> **OBJECTIVE**: Reproduce all the entries exactly and keep the pictures out.

──────── RECORDS PROVIDED ────────

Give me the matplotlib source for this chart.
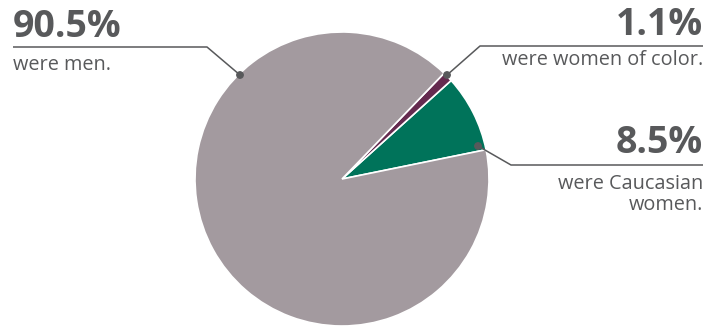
import matplotlib.pyplot as plt
from matplotlib.patches import Circle

plt.rcParams['font.family'] = ['Open Sans', 'DejaVu Sans']

labels = ["were Caucasian\nwomen.", "were women of color.", "were men."]
values = [8.5, 1.1, 90.5]
pct_labels = ["8.5%", "1.1%", "90.5%"]
colors = ["#00735A", "#652A4F", "#A39A9F"]
text_color = "#58595B"

fig = plt.figure(figsize=(7.22, 3.26), dpi=100)
ax = fig.add_axes([0, 0, 1, 1])

cx, cy, r = 342, 147, 147
ax.pie(values, colors=colors, startangle=11.5, counterclock=True,
       center=(cx, cy), radius=r,
       wedgeprops=dict(edgecolor='white', linewidth=1.2))
ax.set_xlim(0, 722)
ax.set_ylim(0, 326)
ax.set_aspect('equal')
ax.axis('off')

# leader lines: (dot, elbow, end)
leaders = [
    [(478, 180), (511, 161), (703, 161)],
    [(447, 251), (480, 280), (703, 280)],
    [(240, 251), (207, 279), (13, 279)],
]
for pts in leaders:
    xs = [p[0] for p in pts]
    ys = [p[1] for p in pts]
    ax.plot(xs, ys, color=text_color, lw=1.1, solid_capstyle='butt')
    ax.add_patch(Circle(pts[0], 3.2, color=text_color, zorder=5))

big = 27
small = 14.3
# big numbers and labels
ax.text(703, 173, pct_labels[0], ha='right', va='baseline', fontsize=big,
        fontweight='bold', color=text_color)
ax.text(703, 116, labels[0], ha='right', va='baseline', fontsize=small,
        color=text_color, linespacing=1.05)
ax.text(703, 291, pct_labels[1], ha='right', va='baseline', fontsize=big,
        fontweight='bold', color=text_color)
ax.text(703, 261, labels[1], ha='right', va='baseline', fontsize=small,
        color=text_color)
ax.text(13, 289, pct_labels[2], ha='left', va='baseline', fontsize=big,
        fontweight='bold', color=text_color)
ax.text(13, 256, labels[2], ha='left', va='baseline', fontsize=small,
        color=text_color)

fig.savefig("out.png", dpi=100)
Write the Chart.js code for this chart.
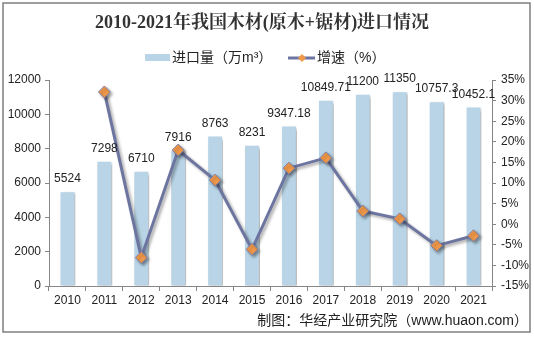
<!DOCTYPE html>
<html lang="zh">
<head>
<meta charset="UTF-8">
<title>2010-2021年我国木材(原木+锯材)进口情况</title>
<script src="https://cdn.jsdelivr.net/npm/chart.js"></script>
<style>
  body { margin: 0; padding: 0; background: #fff; }
  #wrap { width: 534px; height: 337px; position: relative; }
</style>
</head>
<body>
<div id="wrap"><canvas id="grafico" width="534" height="337"></canvas></div>
<script>
// dati
const anni = ['2010', '2011', '2012', '2013', '2014', '2015', '2016', '2017', '2018', '2019', '2020', '2021'];
const importazioni = [5524, 7298, 6710, 7916, 8763, 8231, 9347.18, 10849.71, 11200, 11350, 10757.3, 10452.1];
const etichette = ['5524', '7298', '6710', '7916', '8763', '8231', '9347.18', '10849.71', '11200', '11350', '10757.3', '10452.1'];
const crescita = [null, 32.1, -8.1, 18.0, 10.7, -6.1, 13.6, 16.1, 3.2, 1.3, -5.2, -2.8];

const titolo = '2010-2021年我国木材(原木+锯材)进口情况';
const fonte = '制图：华经产业研究院（www.huaon.com）';
const nomeBarre = '进口量（万m³）';
const nomeLinea = '增速（%）';

const coloreBarre = '#b8d4e6';
const coloreLinea = '#6c74a0';
const colorePunti = '#f0984a';
const coloreAssi = '#868686';
const fontTesto = 'Arial, "Liberation Sans", "Noto Sans CJK SC", sans-serif';

// ombra per barre e linea
const ombra = {
    id: 'ombra',
    beforeDatasetDraw(chart) {
        const c = chart.ctx;
        c.save();
        c.shadowColor = 'rgba(0,0,0,0.35)';
        c.shadowBlur = 3;
        c.shadowOffsetX = 2;
        c.shadowOffsetY = 2;
    },
    afterDatasetDraw(chart) {
        chart.ctx.restore();
    }
};

// titolo, legenda, etichette e cornice
const decorazioni = {
    id: 'decorazioni',
    afterDraw(chart) {
        const c = chart.ctx;
        c.save();
        // cornice
        c.strokeStyle = '#7f7f7f';
        c.lineWidth = 1.5;
        c.strokeRect(3, 3, 527, 329);

        // titolo
        c.fillStyle = '#333';
        c.font = 'bold 18px "Liberation Serif", "Noto Serif CJK SC", "Noto Sans CJK SC", serif';
        c.textAlign = 'center';
        c.textBaseline = 'middle';
        c.fillText(titolo, 262, 23);

        // legenda
        c.font = '14px ' + fontTesto;
        c.textAlign = 'left';
        c.fillStyle = coloreBarre;
        c.fillRect(145, 54, 25, 7);
        c.fillStyle = '#222';
        c.fillText(nomeBarre, 172, 58);
        c.strokeStyle = coloreLinea;
        c.lineWidth = 3;
        c.beginPath();
        c.moveTo(288, 58);
        c.lineTo(315, 58);
        c.stroke();
        c.fillStyle = colorePunti;
        c.beginPath();
        c.moveTo(302, 54); c.lineTo(306, 58); c.lineTo(302, 62); c.lineTo(298, 58);
        c.closePath();
        c.fill();
        c.fillStyle = '#222';
        c.fillText(nomeLinea, 317, 58);

        // etichette sopra le barre
        const meta = chart.getDatasetMeta(1);
        c.font = '12px ' + fontTesto;
        c.textAlign = 'center';
        c.textBaseline = 'alphabetic';
        c.fillStyle = '#222';
        meta.data.forEach((bar, i) => {
            c.fillText(etichette[i], bar.x, bar.y - 9);
        });

        // fonte
        c.font = '14px ' + fontTesto;
        c.textAlign = 'right';
        c.textBaseline = 'middle';
        c.fillText(fonte, 528, 321);
        c.restore();
    }
};

const ctx = document.getElementById('grafico').getContext('2d');
new Chart(ctx, {
    data: {
        labels: anni,
        datasets: [
            {
                type: 'line',
                label: nomeLinea,
                data: crescita,
                yAxisID: 'y1',
                borderColor: coloreLinea,
                borderWidth: 3,
                pointStyle: 'rectRot',
                pointRadius: 6,
                pointBackgroundColor: colorePunti,
                pointBorderColor: '#7f80a8',
                pointBorderWidth: 1,
                tension: 0,
                order: 0
            },
            {
                type: 'bar',
                label: nomeBarre,
                data: importazioni,
                yAxisID: 'y',
                backgroundColor: coloreBarre,
                borderColor: '#ffffff',
                borderWidth: 1,
                barPercentage: 0.43,
                categoryPercentage: 1,
                order: 1
            }
        ]
    },
    options: {
        responsive: false,
        animation: false,
        layout: { padding: { top: 80, left: 0, right: 0, bottom: 0 } },
        plugins: {
            legend: { display: false },
            title: { display: false },
            tooltip: { enabled: false }
        },
        scales: {
            x: {
                grid: { display: true, drawOnChartArea: false, offset: true, tickLength: 5, color: coloreAssi },
                border: { color: coloreAssi },
                ticks: { color: '#222', font: { size: 12, family: fontTesto }, padding: 2, maxRotation: 0 },
                afterFit(scale) { scale.height = 51; }
            },
            y: {
                position: 'left',
                min: 0, max: 12000,
                grid: { display: true, drawOnChartArea: false, tickLength: 4, color: coloreAssi },
                border: { color: coloreAssi },
                ticks: {
                    stepSize: 2000, color: '#222', font: { size: 12, family: fontTesto }, padding: 4,
                    callback: v => String(v)
                },
                afterFit(scale) { scale.width = 49; }
            },
            y1: {
                position: 'right',
                min: -15, max: 35,
                grid: { display: true, drawOnChartArea: false, tickLength: 4, color: coloreAssi },
                border: { color: coloreAssi },
                ticks: {
                    stepSize: 5, color: '#222', font: { size: 12, family: fontTesto }, padding: 5,
                    callback: v => v + '%'
                },
                afterFit(scale) { scale.width = 42; }
            }
        }
    },
    plugins: [ombra, decorazioni]
});
</script>
</body>
</html>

────────

> **SOLUTION**:
Give me the matplotlib source for this chart.
import matplotlib.pyplot as plt
from matplotlib.patches import Circle

plt.rcParams['font.family'] = ['Open Sans', 'DejaVu Sans']

labels = ["were Caucasian\nwomen.", "were women of color.", "were men."]
values = [8.5, 1.1, 90.5]
pct_labels = ["8.5%", "1.1%", "90.5%"]
colors = ["#00735A", "#652A4F", "#A39A9F"]
text_color = "#58595B"

fig = plt.figure(figsize=(7.22, 3.26), dpi=100)
ax = fig.add_axes([0, 0, 1, 1])

cx, cy, r = 342, 147, 147
ax.pie(values, colors=colors, startangle=11.5, counterclock=True,
       center=(cx, cy), radius=r,
       wedgeprops=dict(edgecolor='white', linewidth=1.2))
ax.set_xlim(0, 722)
ax.set_ylim(0, 326)
ax.set_aspect('equal')
ax.axis('off')

# leader lines: (dot, elbow, end)
leaders = [
    [(478, 180), (511, 161), (703, 161)],
    [(447, 251), (480, 280), (703, 280)],
    [(240, 251), (207, 279), (13, 279)],
]
for pts in leaders:
    xs = [p[0] for p in pts]
    ys = [p[1] for p in pts]
    ax.plot(xs, ys, color=text_color, lw=1.1, solid_capstyle='butt')
    ax.add_patch(Circle(pts[0], 3.2, color=text_color, zorder=5))

big = 27
small = 14.3
# big numbers and labels
ax.text(703, 173, pct_labels[0], ha='right', va='baseline', fontsize=big,
        fontweight='bold', color=text_color)
ax.text(703, 116, labels[0], ha='right', va='baseline', fontsize=small,
        color=text_color, linespacing=1.05)
ax.text(703, 291, pct_labels[1], ha='right', va='baseline', fontsize=big,
        fontweight='bold', color=text_color)
ax.text(703, 261, labels[1], ha='right', va='baseline', fontsize=small,
        color=text_color)
ax.text(13, 289, pct_labels[2], ha='left', va='baseline', fontsize=big,
        fontweight='bold', color=text_color)
ax.text(13, 256, labels[2], ha='left', va='baseline', fontsize=small,
        color=text_color)

fig.savefig("out.png", dpi=100)
Write the Chart.js code for this chart.
<!DOCTYPE html>
<html lang="zh">
<head>
<meta charset="UTF-8">
<title>2010-2021年我国木材(原木+锯材)进口情况</title>
<script src="https://cdn.jsdelivr.net/npm/chart.js"></script>
<style>
  body { margin: 0; padding: 0; background: #fff; }
  #wrap { width: 534px; height: 337px; position: relative; }
</style>
</head>
<body>
<div id="wrap"><canvas id="grafico" width="534" height="337"></canvas></div>
<script>
// dati
const anni = ['2010', '2011', '2012', '2013', '2014', '2015', '2016', '2017', '2018', '2019', '2020', '2021'];
const importazioni = [5524, 7298, 6710, 7916, 8763, 8231, 9347.18, 10849.71, 11200, 11350, 10757.3, 10452.1];
const etichette = ['5524', '7298', '6710', '7916', '8763', '8231', '9347.18', '10849.71', '11200', '11350', '10757.3', '10452.1'];
const crescita = [null, 32.1, -8.1, 18.0, 10.7, -6.1, 13.6, 16.1, 3.2, 1.3, -5.2, -2.8];

const titolo = '2010-2021年我国木材(原木+锯材)进口情况';
const fonte = '制图：华经产业研究院（www.huaon.com）';
const nomeBarre = '进口量（万m³）';
const nomeLinea = '增速（%）';

const coloreBarre = '#b8d4e6';
const coloreLinea = '#6c74a0';
const colorePunti = '#f0984a';
const coloreAssi = '#868686';
const fontTesto = 'Arial, "Liberation Sans", "Noto Sans CJK SC", sans-serif';

// ombra per barre e linea
const ombra = {
    id: 'ombra',
    beforeDatasetDraw(chart) {
        const c = chart.ctx;
        c.save();
        c.shadowColor = 'rgba(0,0,0,0.35)';
        c.shadowBlur = 3;
        c.shadowOffsetX = 2;
        c.shadowOffsetY = 2;
    },
    afterDatasetDraw(chart) {
        chart.ctx.restore();
    }
};

// titolo, legenda, etichette e cornice
const decorazioni = {
    id: 'decorazioni',
    afterDraw(chart) {
        const c = chart.ctx;
        c.save();
        // cornice
        c.strokeStyle = '#7f7f7f';
        c.lineWidth = 1.5;
        c.strokeRect(3, 3, 527, 329);

        // titolo
        c.fillStyle = '#333';
        c.font = 'bold 18px "Liberation Serif", "Noto Serif CJK SC", "Noto Sans CJK SC", serif';
        c.textAlign = 'center';
        c.textBaseline = 'middle';
        c.fillText(titolo, 262, 23);

        // legenda
        c.font = '14px ' + fontTesto;
        c.textAlign = 'left';
        c.fillStyle = coloreBarre;
        c.fillRect(145, 54, 25, 7);
        c.fillStyle = '#222';
        c.fillText(nomeBarre, 172, 58);
        c.strokeStyle = coloreLinea;
        c.lineWidth = 3;
        c.beginPath();
        c.moveTo(288, 58);
        c.lineTo(315, 58);
        c.stroke();
        c.fillStyle = colorePunti;
        c.beginPath();
        c.moveTo(302, 54); c.lineTo(306, 58); c.lineTo(302, 62); c.lineTo(298, 58);
        c.closePath();
        c.fill();
        c.fillStyle = '#222';
        c.fillText(nomeLinea, 317, 58);

        // etichette sopra le barre
        const meta = chart.getDatasetMeta(1);
        c.font = '12px ' + fontTesto;
        c.textAlign = 'center';
        c.textBaseline = 'alphabetic';
        c.fillStyle = '#222';
        meta.data.forEach((bar, i) => {
            c.fillText(etichette[i], bar.x, bar.y - 9);
        });

        // fonte
        c.font = '14px ' + fontTesto;
        c.textAlign = 'right';
        c.textBaseline = 'middle';
        c.fillText(fonte, 528, 321);
        c.restore();
    }
};

const ctx = document.getElementById('grafico').getContext('2d');
new Chart(ctx, {
    data: {
        labels: anni,
        datasets: [
            {
                type: 'line',
                label: nomeLinea,
                data: crescita,
                yAxisID: 'y1',
                borderColor: coloreLinea,
                borderWidth: 3,
                pointStyle: 'rectRot',
                pointRadius: 6,
                pointBackgroundColor: colorePunti,
                pointBorderColor: '#7f80a8',
                pointBorderWidth: 1,
                tension: 0,
                order: 0
            },
            {
                type: 'bar',
                label: nomeBarre,
                data: importazioni,
                yAxisID: 'y',
                backgroundColor: coloreBarre,
                borderColor: '#ffffff',
                borderWidth: 1,
                barPercentage: 0.43,
                categoryPercentage: 1,
                order: 1
            }
        ]
    },
    options: {
        responsive: false,
        animation: false,
        layout: { padding: { top: 80, left: 0, right: 0, bottom: 0 } },
        plugins: {
            legend: { display: false },
            title: { display: false },
            tooltip: { enabled: false }
        },
        scales: {
            x: {
                grid: { display: true, drawOnChartArea: false, offset: true, tickLength: 5, color: coloreAssi },
                border: { color: coloreAssi },
                ticks: { color: '#222', font: { size: 12, family: fontTesto }, padding: 2, maxRotation: 0 },
                afterFit(scale) { scale.height = 51; }
            },
            y: {
                position: 'left',
                min: 0, max: 12000,
                grid: { display: true, drawOnChartArea: false, tickLength: 4, color: coloreAssi },
                border: { color: coloreAssi },
                ticks: {
                    stepSize: 2000, color: '#222', font: { size: 12, family: fontTesto }, padding: 4,
                    callback: v => String(v)
                },
                afterFit(scale) { scale.width = 49; }
            },
            y1: {
                position: 'right',
                min: -15, max: 35,
                grid: { display: true, drawOnChartArea: false, tickLength: 4, color: coloreAssi },
                border: { color: coloreAssi },
                ticks: {
                    stepSize: 5, color: '#222', font: { size: 12, family: fontTesto }, padding: 5,
                    callback: v => v + '%'
                },
                afterFit(scale) { scale.width = 42; }
            }
        }
    },
    plugins: [ombra, decorazioni]
});
</script>
</body>
</html>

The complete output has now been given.